13. The appellant having established a family life in the UK knowing that he needed to return to Pakistan at the end of his leave had not established a proper basis for remaining in the UK by virtue of Article 8.

 

14. Having regard to the wider public interest explicitly recognised by the Immigration Rules and by Sections 117A-D of the 2002 Act it was wrong for the Immigration Judge to conclude that the appellant fell to be considered under Article 8 in circumstances where he did not comply with the requirements of the Immigration Rules. It was not disproportionate to require the appellant to return to Pakistan and make a proper application. It would be likely that his wife, who is a UK national, could accompany him to Pakistan without any undue hardship.

 

Notice of Decision


15. The decision of the First-tier Tribunal contains a material error of law.
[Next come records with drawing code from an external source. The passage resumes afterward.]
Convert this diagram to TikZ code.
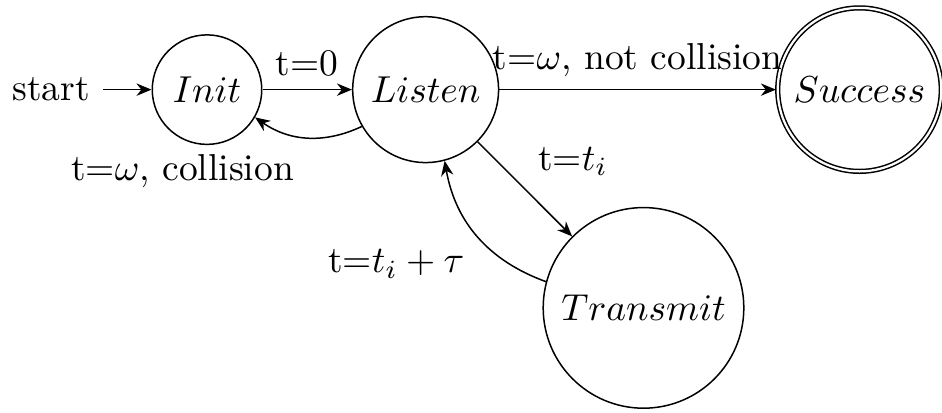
\documentclass[tikz,border=0pt]{standalone}
\usetikzlibrary{automata,arrows.meta}

\begin{document}
\begin{tikzpicture}[x=1pt, y=-1pt, ->, >={Stealth[length=4pt,width=3.3pt]}, auto,
  every state/.style={draw, circle, inner sep=0pt}, initial text=start]

  %% states
  \node[state, initial, minimum size=29.2pt] (init) at (55.2,23.9) {$Init$};
  \node[state, minimum size=38.9pt] (listen) at (113.5,23.9) {$Listen$};
  \node[state, accepting, minimum size=43.6pt] (success) at (229.2,23.9) {$Success$};
  \node[state, minimum size=53.5pt] (transmit) at (171.6,82.1) {$Transmit$};

  %% transitions
  \path (init) edge node {t=0} (listen)
        (listen) edge[bend left] node[below left, pos=0.5, yshift=-1pt] {t=$\omega$, collision} (init)
        (listen) edge node {t=$\omega$, not collision} (success)
        (listen) edge node {t=$t_i$} (transmit)
        (transmit) edge[bend left] node {t=$t_i + \tau$} (listen);

  % fix the canvas
  \pgfresetboundingbox
  \path[use as bounding box] (0,0) rectangle (251.2,109.9);
\end{tikzpicture}
\end{document}
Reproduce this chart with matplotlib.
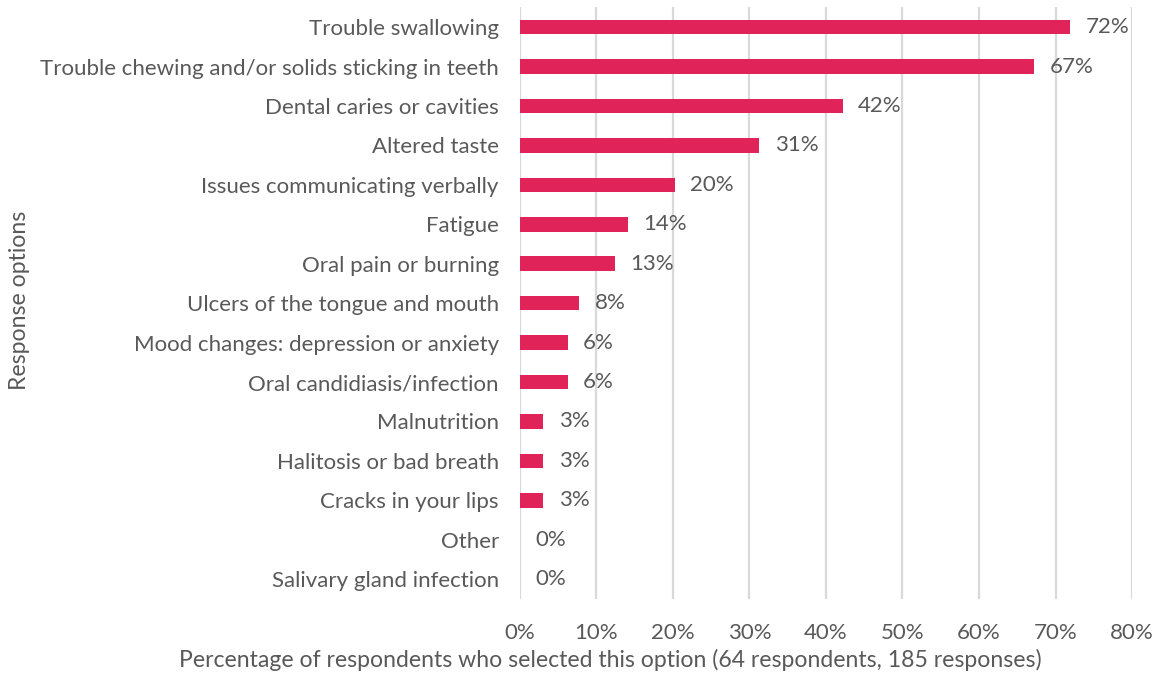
import matplotlib
matplotlib.use('Agg')
import matplotlib.pyplot as plt
from matplotlib.ticker import FuncFormatter

# Survey answers (64 respondents, 185 responses)
options = [
    'Trouble swallowing',
    'Trouble chewing and/or solids sticking in teeth',
    'Dental caries or cavities',
    'Altered taste',
    'Issues communicating verbally',
    'Fatigue',
    'Oral pain or burning',
    'Ulcers of the tongue and mouth',
    'Mood changes: depression or anxiety',
    'Oral candidiasis/infection',
    'Malnutrition',
    'Halitosis or bad breath',
    'Cracks in your lips',
    'Other',
    'Salivary gland infection',
]
percent = [71.9, 67.2, 42.2, 31.3, 20.3, 14.1, 12.5, 7.8, 6.3, 6.3, 3.1, 3.1, 3.1, 0.0, 0.0]
pct_labels = ['72%', '67%', '42%', '31%', '20%', '14%', '13%', '8%', '6%', '6%',
              '3%', '3%', '3%', '0%', '0%']
x_ticks = [0, 10, 20, 30, 40, 50, 60, 70, 80]

text_col = '#595959'
bar_col = '#E0245A'
fs = 16

plt.rcParams['font.family'] = ['Lato', 'DejaVu Sans']

fig = plt.figure(figsize=(11.6, 6.73), dpi=100)
ax = fig.add_axes([0.448, 0.110, 0.528, 0.879])

y = list(range(len(options)))
ax.barh(y, percent, height=0.37, color=bar_col, zorder=3)
for yi, v, lab in zip(y, percent, pct_labels):
    ax.annotate(lab, (v, yi), xytext=(11, 0), textcoords='offset points',
                va='center', ha='left', fontsize=fs, color=text_col)

ax.set_ylim(len(options) - 0.5, -0.5)
ax.set_xlim(0, 80)
ax.set_yticks(y)
ax.set_yticklabels(options, fontsize=fs, color=text_col)
ax.set_xticks(x_ticks)
ax.xaxis.set_major_formatter(FuncFormatter(lambda v, p: f'{v:.0f}%'))
ax.tick_params(axis='x', labelsize=fs, colors=text_col, length=0, pad=17)
ax.tick_params(axis='y', length=0, pad=15)

ax.grid(axis='x', color='#D9D9D9', linewidth=1.6, zorder=0)
for s in ax.spines.values():
    s.set_visible(False)

fig.text(610 / 1160, 1 - 660 / 673,
         'Percentage of respondents who selected this option (64 respondents, 185 responses)',
         fontsize=16.6, color=text_col, ha='center', va='center')
fig.text(20 / 1160, 1 - 300 / 673, 'Response options', fontsize=16.6, color=text_col,
         rotation=90, ha='center', va='center')

fig.savefig('out.png', dpi=100)
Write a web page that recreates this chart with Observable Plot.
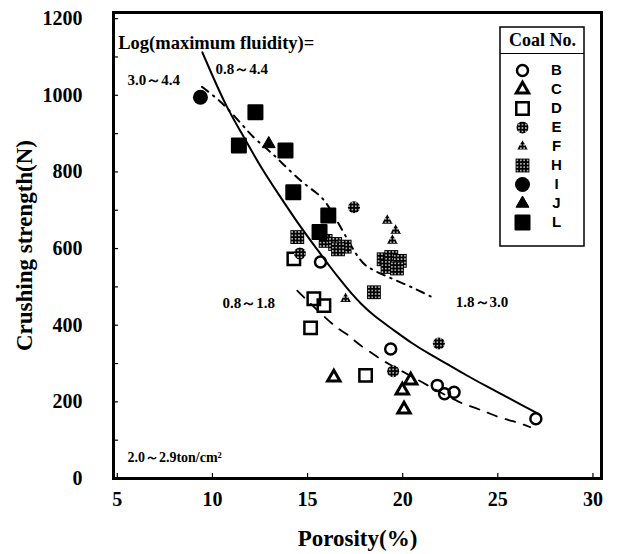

I set aside that decision and substitute the decision of the Upper Tribunal which is to dismiss the appeal against the respondent's decision to refuse leave to remain.

 

 

 

 

 

16. No anonymity direction was made by the FTT and I make no anonymity direction.

 

 

 

 

 

 

Signed Date

 

 

Deputy Upper Tribunal Judge Hanbury

 

 

 

 

TO THE RESPONDENT

FEE AWARD

 

No fee award was made by the First-tier Tribunal and I make no fee award.